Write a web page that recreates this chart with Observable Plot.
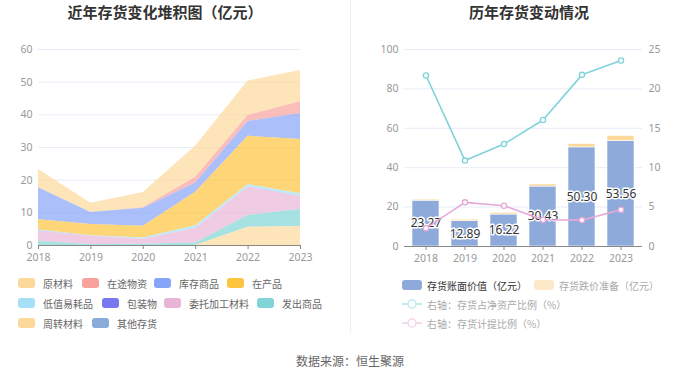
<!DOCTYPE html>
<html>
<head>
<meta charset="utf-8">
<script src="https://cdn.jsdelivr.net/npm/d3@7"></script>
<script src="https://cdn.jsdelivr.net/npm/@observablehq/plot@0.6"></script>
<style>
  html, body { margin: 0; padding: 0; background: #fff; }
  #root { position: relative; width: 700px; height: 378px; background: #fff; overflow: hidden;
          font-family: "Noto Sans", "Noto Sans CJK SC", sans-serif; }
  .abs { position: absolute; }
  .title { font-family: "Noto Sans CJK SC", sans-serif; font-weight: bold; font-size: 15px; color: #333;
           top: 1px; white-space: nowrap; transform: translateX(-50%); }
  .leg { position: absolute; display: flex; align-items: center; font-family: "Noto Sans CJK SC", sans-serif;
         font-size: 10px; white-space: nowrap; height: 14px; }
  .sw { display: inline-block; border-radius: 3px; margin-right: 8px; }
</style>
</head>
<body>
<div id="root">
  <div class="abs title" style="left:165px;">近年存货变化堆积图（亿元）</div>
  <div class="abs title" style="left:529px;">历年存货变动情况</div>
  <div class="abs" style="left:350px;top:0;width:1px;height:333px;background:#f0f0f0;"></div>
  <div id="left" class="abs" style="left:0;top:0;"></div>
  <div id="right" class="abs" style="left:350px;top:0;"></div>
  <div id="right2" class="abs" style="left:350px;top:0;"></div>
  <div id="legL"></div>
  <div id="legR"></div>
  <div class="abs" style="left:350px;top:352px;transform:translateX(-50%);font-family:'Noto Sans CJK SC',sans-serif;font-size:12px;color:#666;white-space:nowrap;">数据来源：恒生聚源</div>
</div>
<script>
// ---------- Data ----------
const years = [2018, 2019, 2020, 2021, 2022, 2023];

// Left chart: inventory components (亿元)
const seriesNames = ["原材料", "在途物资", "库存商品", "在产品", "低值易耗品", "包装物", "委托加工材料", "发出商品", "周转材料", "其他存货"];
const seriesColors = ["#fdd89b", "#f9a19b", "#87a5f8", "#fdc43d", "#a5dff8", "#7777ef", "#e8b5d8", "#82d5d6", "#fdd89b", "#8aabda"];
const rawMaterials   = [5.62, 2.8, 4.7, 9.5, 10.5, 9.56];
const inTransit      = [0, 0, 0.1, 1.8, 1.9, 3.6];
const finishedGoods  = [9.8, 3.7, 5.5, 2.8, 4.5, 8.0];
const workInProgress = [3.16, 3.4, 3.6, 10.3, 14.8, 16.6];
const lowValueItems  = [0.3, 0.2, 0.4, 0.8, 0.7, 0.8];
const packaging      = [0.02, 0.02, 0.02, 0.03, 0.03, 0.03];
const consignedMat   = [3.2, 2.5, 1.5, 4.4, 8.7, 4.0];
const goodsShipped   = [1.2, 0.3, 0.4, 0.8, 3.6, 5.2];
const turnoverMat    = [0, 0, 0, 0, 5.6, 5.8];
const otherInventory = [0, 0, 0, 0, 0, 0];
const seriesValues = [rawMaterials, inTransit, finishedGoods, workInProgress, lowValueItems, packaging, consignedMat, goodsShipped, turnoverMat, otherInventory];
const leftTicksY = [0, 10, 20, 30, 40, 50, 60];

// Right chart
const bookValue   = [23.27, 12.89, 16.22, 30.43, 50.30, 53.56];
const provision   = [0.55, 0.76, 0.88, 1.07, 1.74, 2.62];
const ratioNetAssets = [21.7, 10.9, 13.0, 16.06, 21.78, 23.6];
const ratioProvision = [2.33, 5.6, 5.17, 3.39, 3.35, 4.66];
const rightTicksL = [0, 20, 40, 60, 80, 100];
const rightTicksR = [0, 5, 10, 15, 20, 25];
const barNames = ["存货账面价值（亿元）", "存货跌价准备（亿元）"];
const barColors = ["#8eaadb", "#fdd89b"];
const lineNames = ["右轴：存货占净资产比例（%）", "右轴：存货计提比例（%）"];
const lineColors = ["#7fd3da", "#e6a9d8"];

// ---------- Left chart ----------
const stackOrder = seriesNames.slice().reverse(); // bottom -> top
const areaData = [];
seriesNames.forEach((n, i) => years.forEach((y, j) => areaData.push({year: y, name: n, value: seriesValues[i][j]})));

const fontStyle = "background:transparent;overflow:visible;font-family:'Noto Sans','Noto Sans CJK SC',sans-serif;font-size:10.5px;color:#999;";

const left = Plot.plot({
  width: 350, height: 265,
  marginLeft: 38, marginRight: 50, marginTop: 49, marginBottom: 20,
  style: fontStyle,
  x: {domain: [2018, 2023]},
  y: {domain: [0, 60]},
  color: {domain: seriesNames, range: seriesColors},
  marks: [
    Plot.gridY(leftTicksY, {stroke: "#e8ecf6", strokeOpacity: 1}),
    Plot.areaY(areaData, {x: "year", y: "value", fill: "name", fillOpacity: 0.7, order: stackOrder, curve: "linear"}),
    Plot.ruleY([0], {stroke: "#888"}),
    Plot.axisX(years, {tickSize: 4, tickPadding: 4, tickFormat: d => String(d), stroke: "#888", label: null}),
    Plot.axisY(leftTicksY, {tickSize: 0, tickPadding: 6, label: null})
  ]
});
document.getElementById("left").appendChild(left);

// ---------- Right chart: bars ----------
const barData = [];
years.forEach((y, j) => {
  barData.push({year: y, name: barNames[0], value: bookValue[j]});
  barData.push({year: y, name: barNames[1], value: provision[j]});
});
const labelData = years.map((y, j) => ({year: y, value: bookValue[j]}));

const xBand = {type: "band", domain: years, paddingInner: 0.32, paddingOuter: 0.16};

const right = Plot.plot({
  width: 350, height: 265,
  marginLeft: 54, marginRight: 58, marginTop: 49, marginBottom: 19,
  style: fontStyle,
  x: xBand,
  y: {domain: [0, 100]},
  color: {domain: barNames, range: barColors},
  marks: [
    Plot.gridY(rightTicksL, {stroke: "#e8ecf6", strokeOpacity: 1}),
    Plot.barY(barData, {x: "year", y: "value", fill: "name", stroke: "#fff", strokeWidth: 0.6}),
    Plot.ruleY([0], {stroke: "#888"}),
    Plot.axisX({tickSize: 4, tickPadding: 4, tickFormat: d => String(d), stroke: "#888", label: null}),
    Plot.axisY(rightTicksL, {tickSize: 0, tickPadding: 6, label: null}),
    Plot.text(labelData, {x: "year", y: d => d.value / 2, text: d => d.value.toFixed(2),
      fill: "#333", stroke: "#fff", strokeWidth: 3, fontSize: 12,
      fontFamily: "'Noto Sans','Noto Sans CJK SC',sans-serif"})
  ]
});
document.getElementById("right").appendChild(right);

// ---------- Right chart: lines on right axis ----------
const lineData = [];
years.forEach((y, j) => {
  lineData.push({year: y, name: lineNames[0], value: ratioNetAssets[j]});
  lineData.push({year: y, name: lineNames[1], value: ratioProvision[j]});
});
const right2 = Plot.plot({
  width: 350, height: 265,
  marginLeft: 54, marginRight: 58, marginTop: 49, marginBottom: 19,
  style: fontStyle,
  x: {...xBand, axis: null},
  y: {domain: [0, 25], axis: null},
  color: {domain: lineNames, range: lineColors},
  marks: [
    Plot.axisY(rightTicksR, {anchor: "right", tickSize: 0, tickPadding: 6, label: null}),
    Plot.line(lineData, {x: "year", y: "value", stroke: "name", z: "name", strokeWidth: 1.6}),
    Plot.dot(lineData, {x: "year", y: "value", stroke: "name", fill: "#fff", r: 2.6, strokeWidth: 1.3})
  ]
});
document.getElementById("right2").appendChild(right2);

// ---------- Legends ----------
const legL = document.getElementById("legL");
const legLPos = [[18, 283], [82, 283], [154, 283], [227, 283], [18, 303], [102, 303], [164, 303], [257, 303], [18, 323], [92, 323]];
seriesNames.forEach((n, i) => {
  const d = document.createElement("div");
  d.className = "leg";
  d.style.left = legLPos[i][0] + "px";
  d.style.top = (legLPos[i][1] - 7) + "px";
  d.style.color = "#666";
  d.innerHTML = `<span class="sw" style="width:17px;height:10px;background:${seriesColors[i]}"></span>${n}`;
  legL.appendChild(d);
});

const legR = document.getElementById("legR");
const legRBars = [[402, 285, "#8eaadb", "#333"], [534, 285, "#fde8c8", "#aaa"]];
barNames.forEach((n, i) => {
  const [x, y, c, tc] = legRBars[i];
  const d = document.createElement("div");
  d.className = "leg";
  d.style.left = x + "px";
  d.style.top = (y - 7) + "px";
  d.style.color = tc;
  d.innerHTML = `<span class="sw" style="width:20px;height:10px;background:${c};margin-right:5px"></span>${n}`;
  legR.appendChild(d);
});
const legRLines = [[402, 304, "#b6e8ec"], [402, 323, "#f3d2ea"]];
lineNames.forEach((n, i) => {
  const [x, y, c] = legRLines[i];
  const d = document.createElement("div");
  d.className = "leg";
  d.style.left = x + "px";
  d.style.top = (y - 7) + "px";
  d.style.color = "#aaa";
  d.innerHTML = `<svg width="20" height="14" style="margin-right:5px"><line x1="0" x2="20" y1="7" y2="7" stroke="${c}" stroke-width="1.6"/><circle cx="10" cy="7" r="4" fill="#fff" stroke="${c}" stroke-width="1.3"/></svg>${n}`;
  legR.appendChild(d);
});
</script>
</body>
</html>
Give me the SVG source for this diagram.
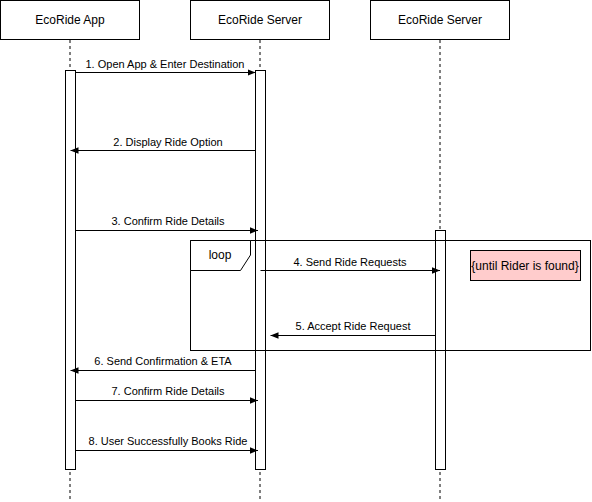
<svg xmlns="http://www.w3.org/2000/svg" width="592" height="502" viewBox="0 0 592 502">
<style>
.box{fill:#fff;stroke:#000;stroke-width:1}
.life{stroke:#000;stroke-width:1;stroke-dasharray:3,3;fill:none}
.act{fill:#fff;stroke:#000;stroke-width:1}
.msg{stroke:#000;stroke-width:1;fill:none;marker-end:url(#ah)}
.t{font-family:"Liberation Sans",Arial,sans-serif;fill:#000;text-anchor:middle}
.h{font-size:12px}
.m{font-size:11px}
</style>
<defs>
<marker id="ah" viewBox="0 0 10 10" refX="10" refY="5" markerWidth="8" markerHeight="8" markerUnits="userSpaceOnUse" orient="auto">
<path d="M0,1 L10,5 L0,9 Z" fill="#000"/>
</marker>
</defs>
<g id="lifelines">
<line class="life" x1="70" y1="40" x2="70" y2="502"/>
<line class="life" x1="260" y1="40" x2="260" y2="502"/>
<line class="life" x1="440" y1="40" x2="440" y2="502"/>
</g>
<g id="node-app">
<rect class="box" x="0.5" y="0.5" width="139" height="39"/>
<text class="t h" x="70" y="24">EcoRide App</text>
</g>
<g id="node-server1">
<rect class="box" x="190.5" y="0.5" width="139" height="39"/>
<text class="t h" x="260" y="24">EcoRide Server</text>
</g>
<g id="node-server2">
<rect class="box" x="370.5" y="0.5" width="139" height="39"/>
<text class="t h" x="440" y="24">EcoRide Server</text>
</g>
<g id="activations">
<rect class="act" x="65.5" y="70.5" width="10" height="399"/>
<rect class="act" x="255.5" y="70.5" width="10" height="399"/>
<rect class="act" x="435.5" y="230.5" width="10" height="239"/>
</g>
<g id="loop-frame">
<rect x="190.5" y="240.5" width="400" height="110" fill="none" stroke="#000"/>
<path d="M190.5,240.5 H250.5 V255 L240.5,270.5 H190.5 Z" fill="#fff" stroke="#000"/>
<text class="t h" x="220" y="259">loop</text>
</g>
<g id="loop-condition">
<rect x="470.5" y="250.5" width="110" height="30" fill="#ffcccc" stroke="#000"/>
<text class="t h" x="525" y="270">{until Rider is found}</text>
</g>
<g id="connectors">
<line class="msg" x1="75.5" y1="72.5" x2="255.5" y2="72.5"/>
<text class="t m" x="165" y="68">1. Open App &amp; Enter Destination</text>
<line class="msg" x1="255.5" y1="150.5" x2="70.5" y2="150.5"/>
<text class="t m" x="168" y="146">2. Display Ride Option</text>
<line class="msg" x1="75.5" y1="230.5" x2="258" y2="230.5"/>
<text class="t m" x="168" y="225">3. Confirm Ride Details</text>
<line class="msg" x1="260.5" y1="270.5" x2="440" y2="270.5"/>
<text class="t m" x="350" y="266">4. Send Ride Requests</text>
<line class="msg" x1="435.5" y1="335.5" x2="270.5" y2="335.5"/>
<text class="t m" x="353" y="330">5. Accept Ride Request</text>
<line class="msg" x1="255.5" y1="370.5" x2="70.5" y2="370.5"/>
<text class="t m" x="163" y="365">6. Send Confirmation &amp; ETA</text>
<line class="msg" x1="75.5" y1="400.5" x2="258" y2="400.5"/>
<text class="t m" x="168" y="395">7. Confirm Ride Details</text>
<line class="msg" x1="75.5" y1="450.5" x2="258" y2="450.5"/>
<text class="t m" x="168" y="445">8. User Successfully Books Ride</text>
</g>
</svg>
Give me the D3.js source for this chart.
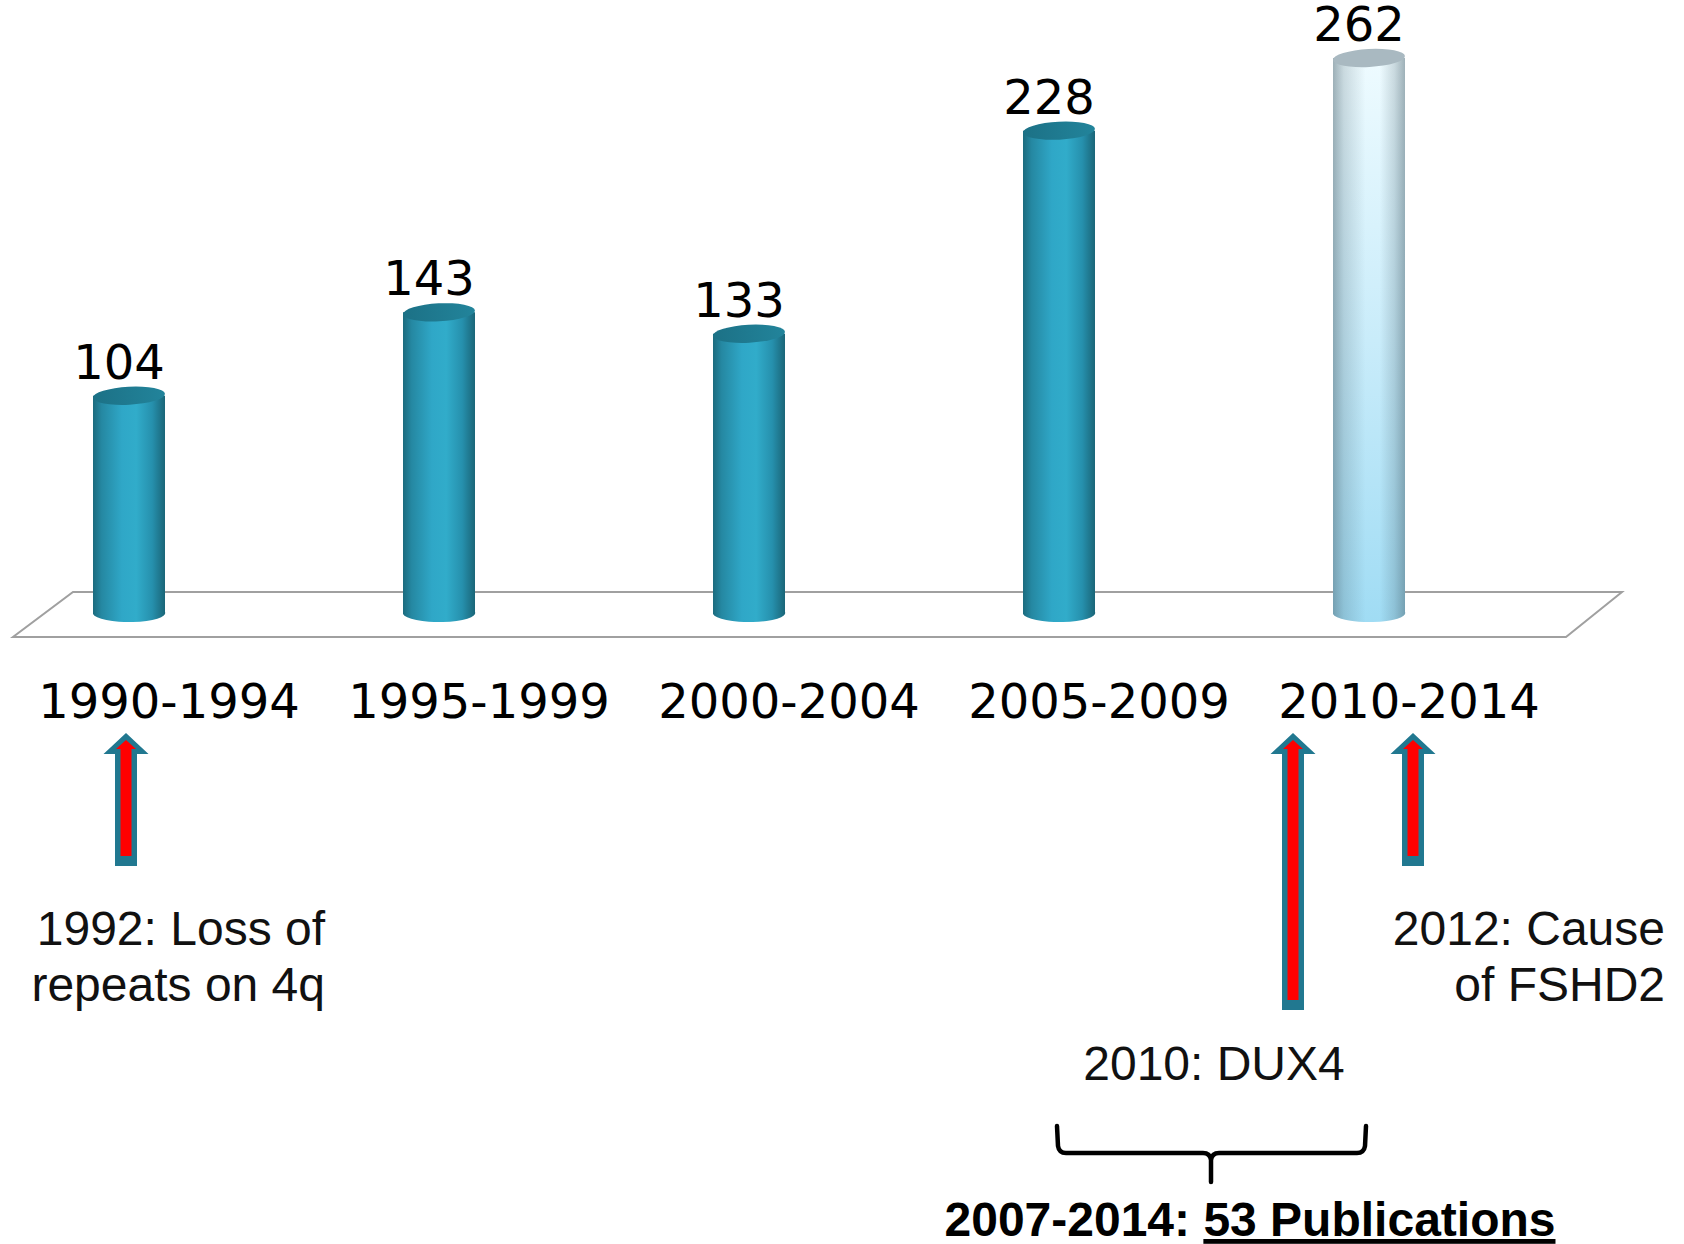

EXERCISE GOAL
Repeat exactly and only the lines from the start of the data above through the line that holds "const years = [2018, 2019, 2020, 2021, 2022, 2023];", inclusive. Pictures do not belong in the copy.

ANSWER TO THIS EXERCISE
Write a web page that recreates this chart with Observable Plot.
<!DOCTYPE html>
<html>
<head>
<meta charset="utf-8">
<script src="https://cdn.jsdelivr.net/npm/d3@7"></script>
<script src="https://cdn.jsdelivr.net/npm/@observablehq/plot@0.6"></script>
<style>
  html, body { margin: 0; padding: 0; background: #fff; }
  #root { position: relative; width: 700px; height: 378px; background: #fff; overflow: hidden;
          font-family: "Noto Sans", "Noto Sans CJK SC", sans-serif; }
  .abs { position: absolute; }
  .title { font-family: "Noto Sans CJK SC", sans-serif; font-weight: bold; font-size: 15px; color: #333;
           top: 1px; white-space: nowrap; transform: translateX(-50%); }
  .leg { position: absolute; display: flex; align-items: center; font-family: "Noto Sans CJK SC", sans-serif;
         font-size: 10px; white-space: nowrap; height: 14px; }
  .sw { display: inline-block; border-radius: 3px; margin-right: 8px; }
</style>
</head>
<body>
<div id="root">
  <div class="abs title" style="left:165px;">近年存货变化堆积图（亿元）</div>
  <div class="abs title" style="left:529px;">历年存货变动情况</div>
  <div class="abs" style="left:350px;top:0;width:1px;height:333px;background:#f0f0f0;"></div>
  <div id="left" class="abs" style="left:0;top:0;"></div>
  <div id="right" class="abs" style="left:350px;top:0;"></div>
  <div id="right2" class="abs" style="left:350px;top:0;"></div>
  <div id="legL"></div>
  <div id="legR"></div>
  <div class="abs" style="left:350px;top:352px;transform:translateX(-50%);font-family:'Noto Sans CJK SC',sans-serif;font-size:12px;color:#666;white-space:nowrap;">数据来源：恒生聚源</div>
</div>
<script>
// ---------- Data ----------
const years = [2018, 2019, 2020, 2021, 2022, 2023];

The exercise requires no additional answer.